**EXERCISE:**
Give back every line exactly as it appears, pictures excluded.

**COLLECTED MATERIAL:**
::::::::::
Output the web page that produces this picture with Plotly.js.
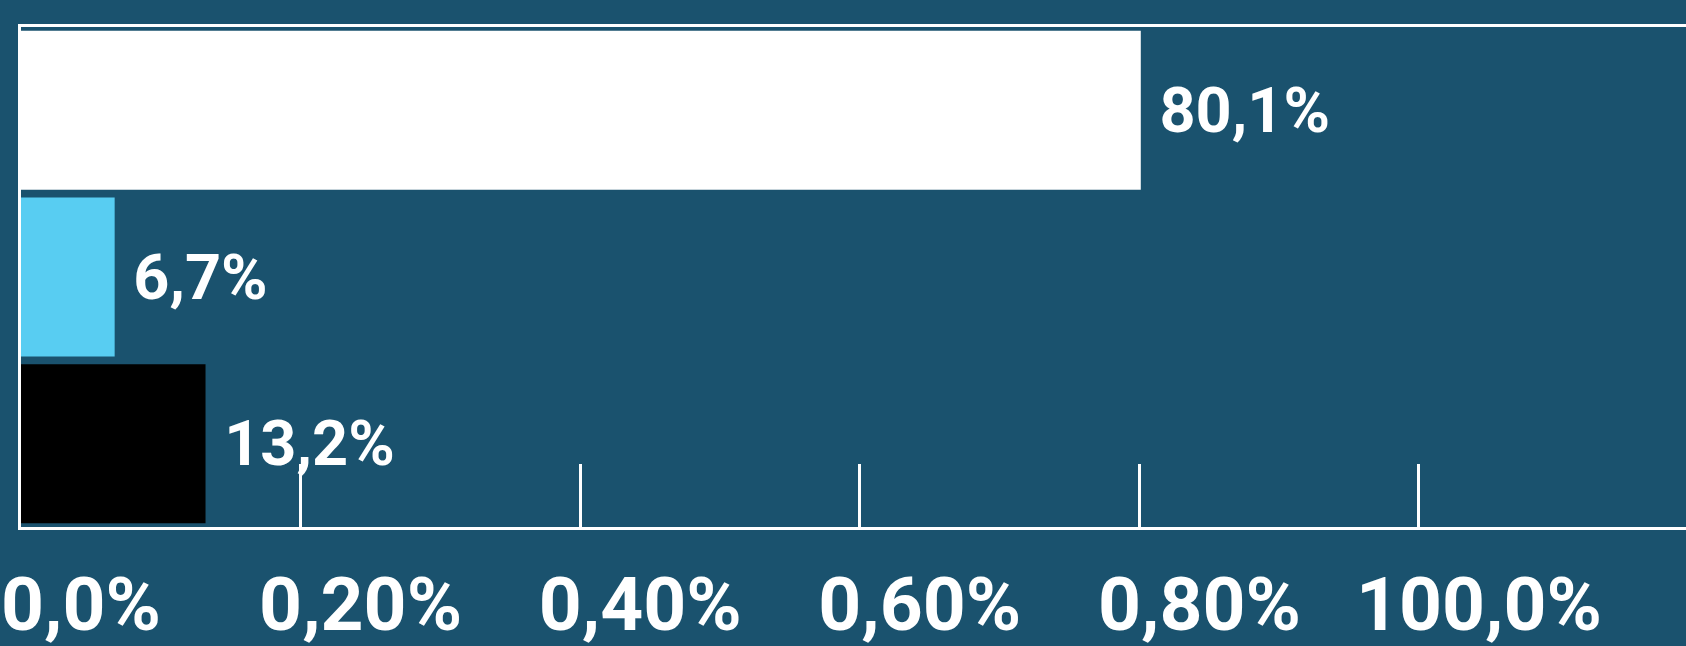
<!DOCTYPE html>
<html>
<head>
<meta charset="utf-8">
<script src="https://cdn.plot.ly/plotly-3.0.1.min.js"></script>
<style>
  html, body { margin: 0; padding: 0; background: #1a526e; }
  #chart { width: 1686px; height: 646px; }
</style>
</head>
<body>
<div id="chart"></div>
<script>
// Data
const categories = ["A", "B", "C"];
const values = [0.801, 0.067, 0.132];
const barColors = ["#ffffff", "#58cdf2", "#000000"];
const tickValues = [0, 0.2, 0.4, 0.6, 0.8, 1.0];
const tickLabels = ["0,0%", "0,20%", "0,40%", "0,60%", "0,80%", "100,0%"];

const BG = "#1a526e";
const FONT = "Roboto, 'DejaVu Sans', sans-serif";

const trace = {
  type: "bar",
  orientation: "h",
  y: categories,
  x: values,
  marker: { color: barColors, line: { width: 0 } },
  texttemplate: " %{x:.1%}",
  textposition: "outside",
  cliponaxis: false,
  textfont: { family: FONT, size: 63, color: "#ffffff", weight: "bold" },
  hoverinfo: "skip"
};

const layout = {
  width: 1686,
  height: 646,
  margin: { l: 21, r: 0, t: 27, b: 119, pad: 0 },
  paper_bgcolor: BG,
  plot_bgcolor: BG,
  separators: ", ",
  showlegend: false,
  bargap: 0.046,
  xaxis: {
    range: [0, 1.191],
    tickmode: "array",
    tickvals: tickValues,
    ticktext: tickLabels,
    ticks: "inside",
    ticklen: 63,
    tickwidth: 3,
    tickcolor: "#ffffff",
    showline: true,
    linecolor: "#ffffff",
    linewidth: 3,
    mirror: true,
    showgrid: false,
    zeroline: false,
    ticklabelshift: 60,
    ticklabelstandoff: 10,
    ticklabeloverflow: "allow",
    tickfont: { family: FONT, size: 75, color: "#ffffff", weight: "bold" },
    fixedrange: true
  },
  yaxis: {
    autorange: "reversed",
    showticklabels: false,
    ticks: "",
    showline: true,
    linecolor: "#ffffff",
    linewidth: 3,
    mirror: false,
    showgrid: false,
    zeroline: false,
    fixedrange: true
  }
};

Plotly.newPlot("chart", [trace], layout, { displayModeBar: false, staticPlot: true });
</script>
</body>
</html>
::::::::::
**PROBLEM SOLUTION:**
Output the web page that produces this picture with Plotly.js.
<!DOCTYPE html>
<html>
<head>
<meta charset="utf-8">
<script src="https://cdn.plot.ly/plotly-3.0.1.min.js"></script>
<style>
  html, body { margin: 0; padding: 0; background: #1a526e; }
  #chart { width: 1686px; height: 646px; }
</style>
</head>
<body>
<div id="chart"></div>
<script>
// Data
const categories = ["A", "B", "C"];
const values = [0.801, 0.067, 0.132];
const barColors = ["#ffffff", "#58cdf2", "#000000"];
const tickValues = [0, 0.2, 0.4, 0.6, 0.8, 1.0];
const tickLabels = ["0,0%", "0,20%", "0,40%", "0,60%", "0,80%", "100,0%"];

const BG = "#1a526e";
const FONT = "Roboto, 'DejaVu Sans', sans-serif";

const trace = {
  type: "bar",
  orientation: "h",
  y: categories,
  x: values,
  marker: { color: barColors, line: { width: 0 } },
  texttemplate: " %{x:.1%}",
  textposition: "outside",
  cliponaxis: false,
  textfont: { family: FONT, size: 63, color: "#ffffff", weight: "bold" },
  hoverinfo: "skip"
};

const layout = {
  width: 1686,
  height: 646,
  margin: { l: 21, r: 0, t: 27, b: 119, pad: 0 },
  paper_bgcolor: BG,
  plot_bgcolor: BG,
  separators: ", ",
  showlegend: false,
  bargap: 0.046,
  xaxis: {
    range: [0, 1.191],
    tickmode: "array",
    tickvals: tickValues,
    ticktext: tickLabels,
    ticks: "inside",
    ticklen: 63,
    tickwidth: 3,
    tickcolor: "#ffffff",
    showline: true,
    linecolor: "#ffffff",
    linewidth: 3,
    mirror: true,
    showgrid: false,
    zeroline: false,
    ticklabelshift: 60,
    ticklabelstandoff: 10,
    ticklabeloverflow: "allow",
    tickfont: { family: FONT, size: 75, color: "#ffffff", weight: "bold" },
    fixedrange: true
  },
  yaxis: {
    autorange: "reversed",
    showticklabels: false,
    ticks: "",
    showline: true,
    linecolor: "#ffffff",
    linewidth: 3,
    mirror: false,
    showgrid: false,
    zeroline: false,
    fixedrange: true
  }
};

Plotly.newPlot("chart", [trace], layout, { displayModeBar: false, staticPlot: true });
</script>
</body>
</html>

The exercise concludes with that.